**TASK REQUIREMENTS**.
Print the listing from its top line through the line containing "const rowLabels = ['I', 'G', 'C', 'R'];", nothing more, and leave out the pictures.

**SUPPLIED INFORMATION**.
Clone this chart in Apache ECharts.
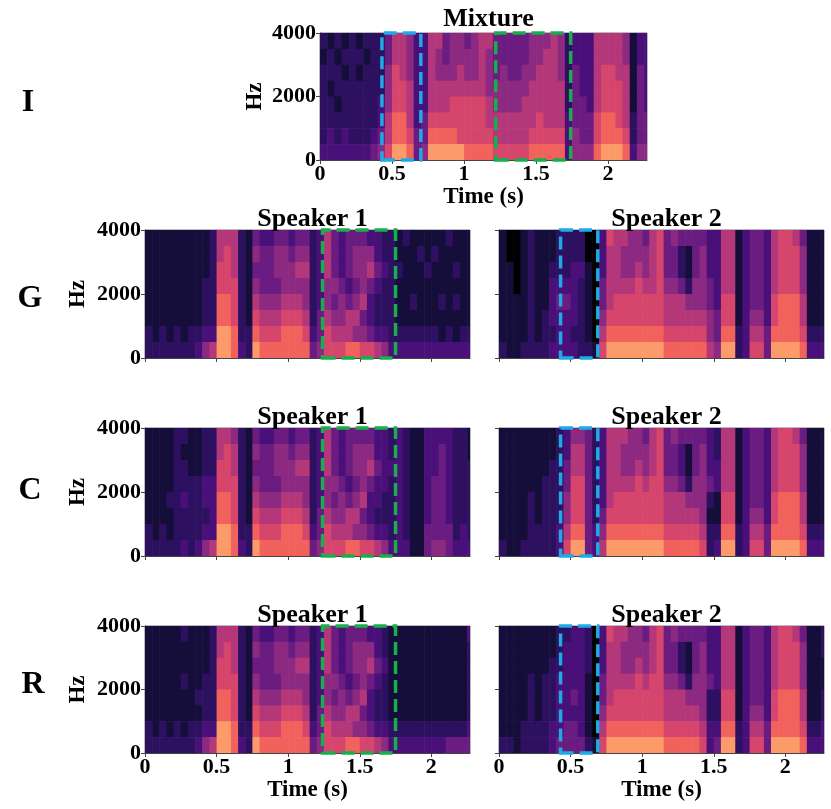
<!DOCTYPE html>
<html><head><meta charset="utf-8">
<script src="https://cdn.jsdelivr.net/npm/echarts@6/dist/echarts.min.js"></script>
<style>html,body{margin:0;padding:0;background:#fff}#c{width:831px;height:809px}</style>
</head><body><div id="c"></div>
<script>
// ---------------- data ----------------
const TIME_MAX = 2.27;          // seconds shown on the time axis
const FREQ_MAX = 4000;          // Hz
const T_STEP = 0.05;            // width of one spectrogram column (s)
const F_STEP = 500;             // height of one spectrogram row (Hz)
const timeTicks = [0, 0.5, 1, 1.5, 2];
const freqTicks = [0, 2000, 4000];
const rowLabels = ['I', 'G', 'C', 'R'];

// Magnitude levels 0..9; each string = one frequency band
// (top band 3500-4000 Hz first, bottom band 0-500 Hz last), one digit per 0.05 s column.
const mixtureRows = [
  "21212 12224 66533 66455 45664 44445 55652 33366 66513 3",
  "12122 21224 66533 65455 55654 44445 56652 33366 66513 3",
  "22212 12225 76533 65556 55654 54455 66652 43367 76614 3",
  "21222 22225 77633 66666 66655 55556 66662 43367 77614 3",
  "22122 22235 77633 66677 77765 55566 66662 44367 77614 3",
  "22222 22236 88634 77777 77766 66666 76663 44478 87624 4",
  "23232 22346 88744 88887 77776 66667 77773 54478 88724 4",
  "33333 33457 99845 99999 88887 77778 88883 55589 99835 5"
];
const gSpeaker1Rows = [
  "11111 11112 66621 43344 34423 64344 43322 12111 11211 1",
  "11111 11112 67621 54455 45523 64345 55322 11121 21111 1",
  "11111 11112 77621 44455 56623 64345 56432 21112 11121 1",
  "11111 11122 77721 54445 55523 55434 54322 11111 11111 1",
  "11111 11122 88721 65556 66523 54545 63222 11211 12121 1",
  "11111 11122 88721 76667 77624 65566 43222 11111 11111 1",
  "21212 12233 99822 87778 88734 76665 54332 22222 21212 2",
  "22222 22356 99832 98888 88845 77788 77653 33333 33333 3"
];
const gSpeaker2Rows = [
  "10012 11122 22003 76655 46745 44443 36613 44367 76411 1",
  "10012 11122 22003 66555 56744 21453 36613 44367 77511 1",
  "11012 11222 33103 66556 56744 21453 36613 44367 77511 1",
  "11012 11333 32104 66667 66755 42554 36613 44367 77511 1",
  "11112 11344 32104 67777 77766 65554 37713 44378 88611 1",
  "11112 12333 32105 77777 77766 66665 47713 55378 88611 1",
  "11112 12233 22106 88888 88877 77775 48823 66488 88722 2",
  "21122 22333 32217 99999 99988 88886 59923 77499 99833 3"
];
const cSpeaker1Rows = [
  "11112 21122 66521 43344 34423 64344 44332 32113 33322 1",
  "11112 11122 67621 54455 45523 64345 55332 32113 34322 1",
  "11112 21122 77621 44455 56623 64345 56433 32113 34322 2",
  "11112 22233 77721 54445 55523 55434 54332 32113 44322 2",
  "11122 32233 88721 65556 66523 54545 63322 32113 44322 2",
  "11112 22223 88721 76667 77624 65566 43222 32113 44322 2",
  "21212 22233 99822 87778 88734 76665 54332 32114 44423 2",
  "22222 32356 99832 98888 88845 77788 77653 33114 55433 3"
];
const cSpeaker2Rows = [
  "11111 11123 55423 66655 46745 44443 26613 44367 76411 1",
  "11111 11123 66423 66555 56744 31453 26613 44367 77511 1",
  "11111 11224 66423 66556 56744 31453 36613 44367 77511 1",
  "11111 12224 77423 66667 67755 42554 36613 44367 77511 1",
  "11112 12225 77423 67777 77766 65552 17713 44378 88611 1",
  "11112 12225 77424 77777 77766 66651 17713 55378 88611 1",
  "11112 22236 88435 88888 88877 77762 28823 66488 88722 2",
  "21122 22237 99436 99999 99988 88872 39923 77499 99833 3"
];
const rSpeaker1Rows = [
  "11111 21112 66621 43344 34423 64344 43321 11111 11111 3",
  "11111 11112 67621 54455 45523 64345 55321 11111 11111 2",
  "11111 11112 77621 44455 56623 64345 56431 11111 11111 2",
  "11111 21122 77721 54445 55523 55434 54321 11111 11111 2",
  "11111 11222 88721 65556 66523 54545 63221 11111 11111 2",
  "11111 11122 88721 76667 77624 65566 43221 11111 11111 2",
  "21212 12233 99822 87778 88734 76665 54332 22222 22222 3",
  "22222 22356 99832 98888 88845 77788 77653 33333 33444 4"
];
const rSpeaker2Rows = [
  "11111 11122 33203 76655 46745 44443 36613 44367 76411 2",
  "11111 11123 33203 66555 56744 21453 36613 44367 77511 2",
  "11111 11223 33203 66556 56744 21453 36613 44367 77511 1",
  "11112 12233 33104 66667 67755 42554 36613 44367 77511 1",
  "11112 12233 43104 67777 77766 65552 27713 44378 88611 2",
  "11112 12233 33105 77777 77766 66652 27713 55378 88611 2",
  "11122 22334 43106 88888 88877 77763 38823 66488 88722 3",
  "22122 22344 44217 99999 99988 88873 49923 77499 99833 3"
];
// highlighted time ranges (s)
const mixBlueBox = [0.43, 0.70];
const mixGreenBox = [1.22, 1.74];
const speaker1GreenBox = [1.24, 1.75];
const speaker2BlueBox = [0.43, 0.69];
const boxFreqRange = [-30, 4110];

// ---------------- helpers ----------------
function toCells(rows) {
  const out = [];
  rows.forEach((s, r) => {
    const digits = s.replace(/\s/g, '');
    for (let c = 0; c < digits.length; c++) {
      out.push([c * T_STEP, FREQ_MAX - F_STEP * (r + 1), +digits[c]]);
    }
  });
  return out;
}
const BLUE = '#1eaae6', GREEN = '#19ae4c';
const FONT = '"Liberation Serif", "Times New Roman", serif';

const panels = [
  {rows: mixtureRows, title: 'Mixture', grid: {left: 320, top: 33, width: 327, height: 127}, titleTop: 1,
   xLab: true, yLab: true, yGap: 53, boxes: [[mixBlueBox, BLUE], [mixGreenBox, GREEN]]},
  {rows: gSpeaker1Rows, title: 'Speaker 1', grid: {left: 145, top: 230, width: 325, height: 128}, titleTop: 201,
   xLab: false, yLab: true, yGap: 55, boxes: [[speaker1GreenBox, GREEN]]},
  {rows: gSpeaker2Rows, title: 'Speaker 2', grid: {left: 499, top: 230, width: 325, height: 128}, titleTop: 201,
   xLab: false, yLab: false, boxes: [[speaker2BlueBox, BLUE]]},
  {rows: cSpeaker1Rows, title: 'Speaker 1', grid: {left: 145, top: 428, width: 325, height: 128}, titleTop: 399,
   xLab: false, yLab: true, yGap: 55, boxes: [[speaker1GreenBox, GREEN]]},
  {rows: cSpeaker2Rows, title: 'Speaker 2', grid: {left: 499, top: 428, width: 325, height: 128}, titleTop: 399,
   xLab: false, yLab: false, boxes: [[speaker2BlueBox, BLUE]]},
  {rows: rSpeaker1Rows, title: 'Speaker 1', grid: {left: 145, top: 626, width: 325, height: 127}, titleTop: 597,
   xLab: true, yLab: true, yGap: 55, boxes: [[speaker1GreenBox, GREEN]]},
  {rows: rSpeaker2Rows, title: 'Speaker 2', grid: {left: 499, top: 626, width: 325, height: 127}, titleTop: 597,
   xLab: true, yLab: false, boxes: [[speaker2BlueBox, BLUE]]}
];
const rowLabelPos = [[28, 103], [30, 299], [30, 491], [33, 685]];

function renderCell(params, api) {
  const t = api.value(0), f = api.value(1);
  const p0 = api.coord([t, f + F_STEP]);
  const p1 = api.coord([t + T_STEP, f]);
  const cs = params.coordSys;
  const rect = echarts.graphic.clipRectByRect(
    {x: p0[0], y: p0[1], width: p1[0] - p0[0] + 0.6, height: p1[1] - p0[1] + 0.6},
    {x: cs.x, y: cs.y, width: cs.width, height: cs.height});
  return rect && {type: 'rect', shape: rect, style: {fill: api.visual('color')}};
}

const grids = [], xAxes = [], yAxes = [], series = [], titles = [];
const labelStyle = {fontFamily: FONT, fontWeight: 'bold', fontSize: 22, color: '#000'};
panels.forEach((p, i) => {
  grids.push(Object.assign({show: true, borderColor: '#777', borderWidth: 1, backgroundColor: 'transparent'}, p.grid));
  xAxes.push({
    type: 'value', gridIndex: i, min: 0, max: TIME_MAX, interval: 0.5,
    splitLine: {show: false},
    axisLine: {show: true, lineStyle: {color: '#444', width: 1}},
    axisTick: {show: true, length: 4, lineStyle: {color: '#444'}, customValues: timeTicks},
    axisLabel: Object.assign({show: p.xLab, margin: 3, customValues: timeTicks,
      formatter: v => (timeTicks.indexOf(v) >= 0 ? String(v) : '')}, labelStyle),
    name: p.xLab ? 'Time (s)' : '', nameLocation: 'middle', nameGap: 24,
    nameTextStyle: {fontFamily: FONT, fontWeight: 'bold', fontSize: 23, color: '#000'}
  });
  yAxes.push({
    type: 'value', gridIndex: i, min: 0, max: FREQ_MAX, interval: 2000,
    splitLine: {show: false},
    axisLine: {show: true, lineStyle: {color: '#444', width: 1}},
    axisTick: {show: true, length: 4, lineStyle: {color: '#444'}, customValues: freqTicks},
    axisLabel: Object.assign({show: p.yLab, margin: 4, customValues: freqTicks,
      formatter: v => String(v)}, labelStyle),
    name: p.yLab ? 'Hz' : '', nameLocation: 'middle', nameGap: p.yGap || 50, nameRotate: 90,
    nameTextStyle: {fontFamily: FONT, fontWeight: 'bold', fontSize: 23, color: '#000'}
  });
  series.push({
    type: 'custom', xAxisIndex: i, yAxisIndex: i, z: 1, silent: true,
    renderItem: renderCell, encode: {x: 0, y: 1}, data: toCells(p.rows)
  });
  series.push({
    type: 'line', xAxisIndex: i, yAxisIndex: i, data: [], clip: false, silent: true,
    markArea: {
      silent: true, z: 10, label: {show: false},
      itemStyle: {color: 'rgba(0,0,0,0)'},
      data: p.boxes.map(b => [
        {xAxis: b[0][0], yAxis: boxFreqRange[0],
         itemStyle: {color: 'rgba(0,0,0,0)', borderColor: b[1], borderWidth: 3.5, borderType: [13, 6]}},
        {xAxis: b[0][1], yAxis: boxFreqRange[1]}
      ])
    }
  });
  titles.push({
    text: p.title, left: p.grid.left + p.grid.width / 2, top: p.titleTop, textAlign: 'center',
    textStyle: {fontFamily: FONT, fontWeight: 'bold', fontSize: 26, color: '#000'}
  });
});

const cellSeries = series.map((s, k) => k).filter(k => k % 2 === 0);
const chart = echarts.init(document.getElementById('c'), null, {renderer: 'canvas'});
chart.setOption({
  animation: false,
  backgroundColor: '#ffffff',
  title: titles,
  grid: grids, xAxis: xAxes, yAxis: yAxes,
  visualMap: {
    show: false, type: 'continuous', min: 0, max: 9, dimension: 2, seriesIndex: cellSeries,
    inRange: {color: ['#000004', '#160e3a', '#2d1160', '#4a1079', '#6a1c81', '#8c2981',
                      '#b33779', '#d6456c', '#f2625d', '#fd9a6a']}
  },
  graphic: rowLabels.map((t, k) => ({
    type: 'text', x: rowLabelPos[k][0], y: rowLabelPos[k][1], silent: true,
    style: {text: t, font: 'bold 32px ' + FONT, fill: '#000', align: 'center', verticalAlign: 'middle'}
  })),
  series: series
});
</script></body></html>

**CORRECT RESULT**.
Clone this chart in Apache ECharts.
<!DOCTYPE html>
<html><head><meta charset="utf-8">
<script src="https://cdn.jsdelivr.net/npm/echarts@6/dist/echarts.min.js"></script>
<style>html,body{margin:0;padding:0;background:#fff}#c{width:831px;height:809px}</style>
</head><body><div id="c"></div>
<script>
// ---------------- data ----------------
const TIME_MAX = 2.27;          // seconds shown on the time axis
const FREQ_MAX = 4000;          // Hz
const T_STEP = 0.05;            // width of one spectrogram column (s)
const F_STEP = 500;             // height of one spectrogram row (Hz)
const timeTicks = [0, 0.5, 1, 1.5, 2];
const freqTicks = [0, 2000, 4000];
const rowLabels = ['I', 'G', 'C', 'R'];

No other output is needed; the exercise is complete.